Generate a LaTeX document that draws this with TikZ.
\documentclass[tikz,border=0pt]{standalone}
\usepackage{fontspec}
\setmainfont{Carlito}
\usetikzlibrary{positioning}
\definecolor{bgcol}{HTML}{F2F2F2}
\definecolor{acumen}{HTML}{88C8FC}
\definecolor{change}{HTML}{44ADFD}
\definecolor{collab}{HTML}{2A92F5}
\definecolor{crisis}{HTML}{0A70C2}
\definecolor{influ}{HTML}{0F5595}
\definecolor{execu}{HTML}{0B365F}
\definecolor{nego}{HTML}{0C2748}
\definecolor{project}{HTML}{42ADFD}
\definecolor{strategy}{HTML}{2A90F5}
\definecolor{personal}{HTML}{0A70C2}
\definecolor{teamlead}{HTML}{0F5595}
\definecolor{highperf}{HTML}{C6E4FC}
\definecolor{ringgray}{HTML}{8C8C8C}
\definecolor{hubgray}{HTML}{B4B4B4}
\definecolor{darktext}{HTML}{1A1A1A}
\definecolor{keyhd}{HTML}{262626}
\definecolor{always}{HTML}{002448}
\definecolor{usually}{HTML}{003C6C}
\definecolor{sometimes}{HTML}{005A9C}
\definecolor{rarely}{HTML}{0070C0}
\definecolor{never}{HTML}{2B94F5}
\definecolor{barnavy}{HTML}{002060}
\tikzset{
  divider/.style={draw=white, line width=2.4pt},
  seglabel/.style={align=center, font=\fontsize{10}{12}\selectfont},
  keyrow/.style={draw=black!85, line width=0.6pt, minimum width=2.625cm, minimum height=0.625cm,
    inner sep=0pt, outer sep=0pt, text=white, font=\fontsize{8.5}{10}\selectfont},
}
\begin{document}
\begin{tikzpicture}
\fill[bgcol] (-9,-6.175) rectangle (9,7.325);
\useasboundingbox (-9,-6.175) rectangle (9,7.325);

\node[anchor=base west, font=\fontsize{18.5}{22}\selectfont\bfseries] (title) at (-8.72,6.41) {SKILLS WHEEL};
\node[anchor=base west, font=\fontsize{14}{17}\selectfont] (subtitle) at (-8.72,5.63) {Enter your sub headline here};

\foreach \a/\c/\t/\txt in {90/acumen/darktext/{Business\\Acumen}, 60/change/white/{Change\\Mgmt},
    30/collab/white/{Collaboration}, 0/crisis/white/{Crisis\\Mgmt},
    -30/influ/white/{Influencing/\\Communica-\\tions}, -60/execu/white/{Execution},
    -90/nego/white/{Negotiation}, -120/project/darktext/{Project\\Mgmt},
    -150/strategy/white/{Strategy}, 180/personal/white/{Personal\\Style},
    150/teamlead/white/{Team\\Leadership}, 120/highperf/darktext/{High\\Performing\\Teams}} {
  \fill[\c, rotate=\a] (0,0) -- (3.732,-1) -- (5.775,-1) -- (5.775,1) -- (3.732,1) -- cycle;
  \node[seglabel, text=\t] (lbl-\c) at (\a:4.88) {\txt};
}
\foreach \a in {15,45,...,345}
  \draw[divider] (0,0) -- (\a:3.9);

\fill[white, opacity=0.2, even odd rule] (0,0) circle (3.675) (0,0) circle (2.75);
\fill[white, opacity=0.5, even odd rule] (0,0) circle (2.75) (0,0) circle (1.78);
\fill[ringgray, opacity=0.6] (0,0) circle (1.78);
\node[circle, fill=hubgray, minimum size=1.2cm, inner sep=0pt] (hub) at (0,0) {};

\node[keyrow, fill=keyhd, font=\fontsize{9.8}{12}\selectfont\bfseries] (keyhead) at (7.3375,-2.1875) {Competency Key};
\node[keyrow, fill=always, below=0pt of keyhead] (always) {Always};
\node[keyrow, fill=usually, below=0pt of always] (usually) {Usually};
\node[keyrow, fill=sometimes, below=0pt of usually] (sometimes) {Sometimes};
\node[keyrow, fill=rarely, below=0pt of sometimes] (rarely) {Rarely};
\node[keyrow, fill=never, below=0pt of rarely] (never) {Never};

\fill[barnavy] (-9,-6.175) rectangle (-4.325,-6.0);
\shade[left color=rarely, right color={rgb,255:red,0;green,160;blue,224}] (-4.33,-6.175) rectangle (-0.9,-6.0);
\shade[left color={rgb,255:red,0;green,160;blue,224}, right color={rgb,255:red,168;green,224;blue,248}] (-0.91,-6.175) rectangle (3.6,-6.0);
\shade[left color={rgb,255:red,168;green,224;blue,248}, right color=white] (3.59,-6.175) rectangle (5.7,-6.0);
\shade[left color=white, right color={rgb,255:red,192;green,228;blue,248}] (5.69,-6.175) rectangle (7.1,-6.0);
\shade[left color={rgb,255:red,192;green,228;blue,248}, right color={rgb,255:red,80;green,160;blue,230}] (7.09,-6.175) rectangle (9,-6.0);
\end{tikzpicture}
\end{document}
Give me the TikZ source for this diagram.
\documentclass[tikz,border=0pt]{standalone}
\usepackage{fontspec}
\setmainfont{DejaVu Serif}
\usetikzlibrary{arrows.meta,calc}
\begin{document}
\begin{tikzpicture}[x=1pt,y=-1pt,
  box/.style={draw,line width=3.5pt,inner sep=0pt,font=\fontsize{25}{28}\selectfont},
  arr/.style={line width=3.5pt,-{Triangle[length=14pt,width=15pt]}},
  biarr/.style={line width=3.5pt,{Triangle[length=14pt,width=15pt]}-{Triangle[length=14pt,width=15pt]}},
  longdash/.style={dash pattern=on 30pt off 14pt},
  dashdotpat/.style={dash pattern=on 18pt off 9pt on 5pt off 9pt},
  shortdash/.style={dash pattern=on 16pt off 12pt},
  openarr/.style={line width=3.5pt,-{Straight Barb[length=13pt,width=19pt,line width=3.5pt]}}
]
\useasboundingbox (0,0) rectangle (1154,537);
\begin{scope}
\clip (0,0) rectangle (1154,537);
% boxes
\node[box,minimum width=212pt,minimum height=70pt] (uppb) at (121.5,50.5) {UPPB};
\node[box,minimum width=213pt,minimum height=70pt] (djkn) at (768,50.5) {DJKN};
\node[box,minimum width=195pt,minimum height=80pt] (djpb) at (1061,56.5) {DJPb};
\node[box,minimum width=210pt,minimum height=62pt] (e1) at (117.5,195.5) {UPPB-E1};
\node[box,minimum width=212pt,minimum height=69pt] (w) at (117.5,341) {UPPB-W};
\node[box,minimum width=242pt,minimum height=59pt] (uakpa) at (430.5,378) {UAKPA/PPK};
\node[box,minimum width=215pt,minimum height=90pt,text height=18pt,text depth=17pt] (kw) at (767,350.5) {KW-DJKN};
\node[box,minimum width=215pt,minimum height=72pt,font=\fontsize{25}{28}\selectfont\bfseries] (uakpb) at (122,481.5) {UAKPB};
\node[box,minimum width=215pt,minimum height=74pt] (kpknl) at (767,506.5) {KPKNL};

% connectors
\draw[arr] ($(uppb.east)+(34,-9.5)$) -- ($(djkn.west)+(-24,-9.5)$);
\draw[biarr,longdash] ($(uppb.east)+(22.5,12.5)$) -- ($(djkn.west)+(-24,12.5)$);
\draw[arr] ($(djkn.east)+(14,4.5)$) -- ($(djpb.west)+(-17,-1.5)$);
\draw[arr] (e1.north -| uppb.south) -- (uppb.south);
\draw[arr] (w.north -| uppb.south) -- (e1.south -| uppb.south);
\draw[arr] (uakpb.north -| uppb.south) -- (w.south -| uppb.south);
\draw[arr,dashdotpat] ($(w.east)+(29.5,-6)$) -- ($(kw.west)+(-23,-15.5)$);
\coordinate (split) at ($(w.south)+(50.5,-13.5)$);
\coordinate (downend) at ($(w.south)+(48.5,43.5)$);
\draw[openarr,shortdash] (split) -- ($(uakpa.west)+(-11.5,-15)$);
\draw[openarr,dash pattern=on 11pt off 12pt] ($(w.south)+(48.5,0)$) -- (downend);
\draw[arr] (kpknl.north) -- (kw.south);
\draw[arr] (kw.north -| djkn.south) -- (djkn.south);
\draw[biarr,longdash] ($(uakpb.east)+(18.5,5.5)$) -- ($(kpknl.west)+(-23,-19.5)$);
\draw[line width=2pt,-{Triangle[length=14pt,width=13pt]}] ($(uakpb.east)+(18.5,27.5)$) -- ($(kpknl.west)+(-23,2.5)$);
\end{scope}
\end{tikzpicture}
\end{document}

_What you have to do_
Only the count is needed: the number of lines in the data that include the word "this".

_Answer below_
2